◆ **Exercise details**:
Will you write out the data exactly, excluding every picture?

◆ **Raw data**:
▶
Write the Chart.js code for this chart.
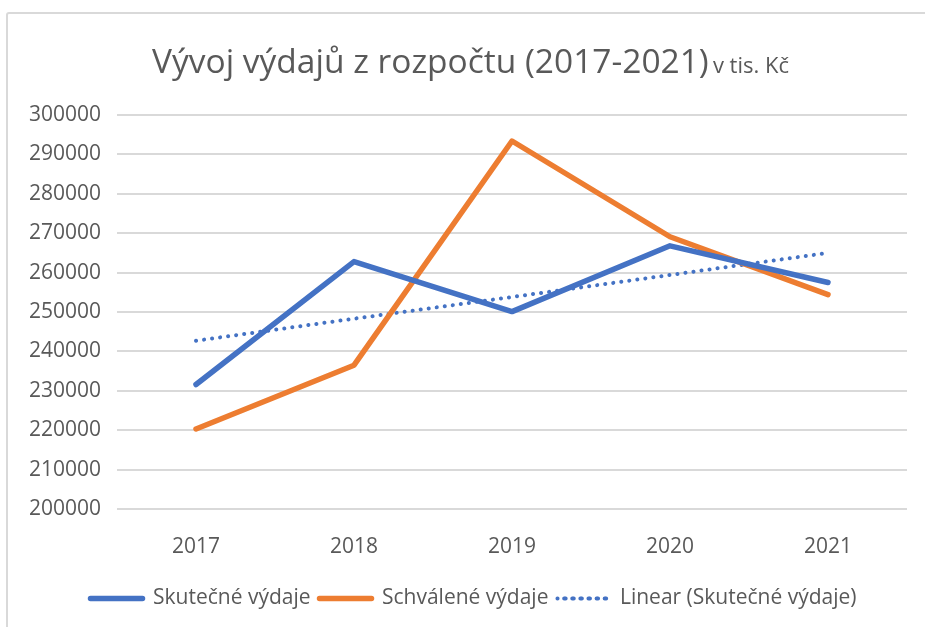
<!DOCTYPE html>
<html>
<head>
<meta charset="utf-8">
<script src="https://cdn.jsdelivr.net/npm/chart.js@4/dist/chart.umd.min.js"></script>
<style>
  html, body { margin: 0; padding: 0; background: #fff; overflow: hidden; }
  #wrap { position: relative; width: 925px; height: 627px; }
  #frame { position: absolute; left: 6px; top: 12px; width: 1000px; height: 1000px;
           border: 2px solid #d9d9d9; border-radius: 3px; }
  #title { position: absolute; left: 0; width: 925px; top: 37px; padding-left: 8px; text-align: center;
           font-family: "Open Sans", sans-serif; color: #595959; white-space: nowrap; }
  #title .main { font-size: 33.5px; }
  #title .unit { font-size: 22px; }
  canvas { position: absolute; left: 0; top: 0; }
</style>
</head>
<body>
<div id="wrap">
  <div id="frame"></div>
  <canvas id="chart" width="925" height="627"></canvas>
  <div id="title"><span class="main">Vývoj výdajů z rozpočtu (2017-2021)</span> <span class="unit">v tis. Kč</span></div>
</div>
<script>
// values
const years = ['2017', '2018', '2019', '2020', '2021']
const actual = [231600, 262800, 250100, 266800, 257500]     // Skutečné výdaje
const approved = [220300, 236500, 293400, 269100, 254400]   // Schválené výdaje
const trend = [242700, 248300, 253800, 259400, 265000]      // Linear (Skutečné výdaje)
const yMin = 200000
const yMax = 300000
const yStep = 10000

const blue = '#4472C4'
const orange = '#ED7D31'
const textColor = '#595959'
const gridColor = '#d9d9d9'
const font = '"Open Sans", sans-serif'

// the legend in the original sits a bit right of the plot centre
const legendShift = {
  id: 'legendShift',
  afterLayout(chart) {
    const lg = chart.legend
    if (!lg) return
    lg.left += 20
    lg.right += 20
  }
}

const ctx = document.getElementById('chart')
const myChart = new Chart(ctx, {
  type: 'line',
  data: {
    labels: years,
    datasets: [
      {
        label: 'Skutečné výdaje',
        data: actual,
        borderColor: blue,
        backgroundColor: blue,
        borderWidth: 5.5,
        borderCapStyle: 'round',
        borderJoinStyle: 'round',
        pointRadius: 0,
        tension: 0
      },
      {
        label: 'Schválené výdaje',
        data: approved,
        borderColor: orange,
        backgroundColor: orange,
        borderWidth: 5.5,
        borderCapStyle: 'round',
        borderJoinStyle: 'round',
        pointRadius: 0,
        tension: 0
      },
      {
        label: 'Linear (Skutečné výdaje)',
        data: trend,
        borderColor: blue,
        backgroundColor: blue,
        borderWidth: 4,
        borderDash: [0.1, 8],
        borderCapStyle: 'round',
        pointRadius: 0,
        tension: 0
      }
    ]
  },
  plugins: [legendShift],
  options: {
    responsive: false,
    animation: false,
    layout: { padding: { left: 0, right: 18, top: 115, bottom: 8 } },
    plugins: {
      title: { display: false },
      tooltip: { enabled: false },
      legend: {
        position: 'bottom',
        labels: {
          color: textColor,
          font: { family: font, size: 21 },
          boxWidth: 52,
          boxHeight: 0,
          padding: 9
        }
      }
    },
    scales: {
      x: {
        offset: true,
        grid: { display: false },
        border: { display: false },
        ticks: { color: textColor, font: { family: font, size: 21 }, padding: 17 },
        afterFit: (s) => { s.height = 70 }
      },
      y: {
        min: yMin,
        max: yMax,
        grid: { color: gridColor, lineWidth: 2, drawTicks: false },
        border: { display: false },
        ticks: {
          stepSize: yStep,
          color: textColor,
          font: { family: font, size: 21 },
          padding: 16,
          callback: (v) => String(v)
        },
        afterFit: (s) => { s.width = 117 }
      }
    }
  }
})
</script>
</body>
</html>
◀
◆ **Exercise answer**:
Write the Chart.js code for this chart.
<!DOCTYPE html>
<html>
<head>
<meta charset="utf-8">
<script src="https://cdn.jsdelivr.net/npm/chart.js@4/dist/chart.umd.min.js"></script>
<style>
  html, body { margin: 0; padding: 0; background: #fff; overflow: hidden; }
  #wrap { position: relative; width: 925px; height: 627px; }
  #frame { position: absolute; left: 6px; top: 12px; width: 1000px; height: 1000px;
           border: 2px solid #d9d9d9; border-radius: 3px; }
  #title { position: absolute; left: 0; width: 925px; top: 37px; padding-left: 8px; text-align: center;
           font-family: "Open Sans", sans-serif; color: #595959; white-space: nowrap; }
  #title .main { font-size: 33.5px; }
  #title .unit { font-size: 22px; }
  canvas { position: absolute; left: 0; top: 0; }
</style>
</head>
<body>
<div id="wrap">
  <div id="frame"></div>
  <canvas id="chart" width="925" height="627"></canvas>
  <div id="title"><span class="main">Vývoj výdajů z rozpočtu (2017-2021)</span> <span class="unit">v tis. Kč</span></div>
</div>
<script>
// values
const years = ['2017', '2018', '2019', '2020', '2021']
const actual = [231600, 262800, 250100, 266800, 257500]     // Skutečné výdaje
const approved = [220300, 236500, 293400, 269100, 254400]   // Schválené výdaje
const trend = [242700, 248300, 253800, 259400, 265000]      // Linear (Skutečné výdaje)
const yMin = 200000
const yMax = 300000
const yStep = 10000

const blue = '#4472C4'
const orange = '#ED7D31'
const textColor = '#595959'
const gridColor = '#d9d9d9'
const font = '"Open Sans", sans-serif'

// the legend in the original sits a bit right of the plot centre
const legendShift = {
  id: 'legendShift',
  afterLayout(chart) {
    const lg = chart.legend
    if (!lg) return
    lg.left += 20
    lg.right += 20
  }
}

const ctx = document.getElementById('chart')
const myChart = new Chart(ctx, {
  type: 'line',
  data: {
    labels: years,
    datasets: [
      {
        label: 'Skutečné výdaje',
        data: actual,
        borderColor: blue,
        backgroundColor: blue,
        borderWidth: 5.5,
        borderCapStyle: 'round',
        borderJoinStyle: 'round',
        pointRadius: 0,
        tension: 0
      },
      {
        label: 'Schválené výdaje',
        data: approved,
        borderColor: orange,
        backgroundColor: orange,
        borderWidth: 5.5,
        borderCapStyle: 'round',
        borderJoinStyle: 'round',
        pointRadius: 0,
        tension: 0
      },
      {
        label: 'Linear (Skutečné výdaje)',
        data: trend,
        borderColor: blue,
        backgroundColor: blue,
        borderWidth: 4,
        borderDash: [0.1, 8],
        borderCapStyle: 'round',
        pointRadius: 0,
        tension: 0
      }
    ]
  },
  plugins: [legendShift],
  options: {
    responsive: false,
    animation: false,
    layout: { padding: { left: 0, right: 18, top: 115, bottom: 8 } },
    plugins: {
      title: { display: false },
      tooltip: { enabled: false },
      legend: {
        position: 'bottom',
        labels: {
          color: textColor,
          font: { family: font, size: 21 },
          boxWidth: 52,
          boxHeight: 0,
          padding: 9
        }
      }
    },
    scales: {
      x: {
        offset: true,
        grid: { display: false },
        border: { display: false },
        ticks: { color: textColor, font: { family: font, size: 21 }, padding: 17 },
        afterFit: (s) => { s.height = 70 }
      },
      y: {
        min: yMin,
        max: yMax,
        grid: { color: gridColor, lineWidth: 2, drawTicks: false },
        border: { display: false },
        ticks: {
          stepSize: yStep,
          color: textColor,
          font: { family: font, size: 21 },
          padding: 16,
          callback: (v) => String(v)
        },
        afterFit: (s) => { s.width = 117 }
      }
    }
  }
})
</script>
</body>
</html>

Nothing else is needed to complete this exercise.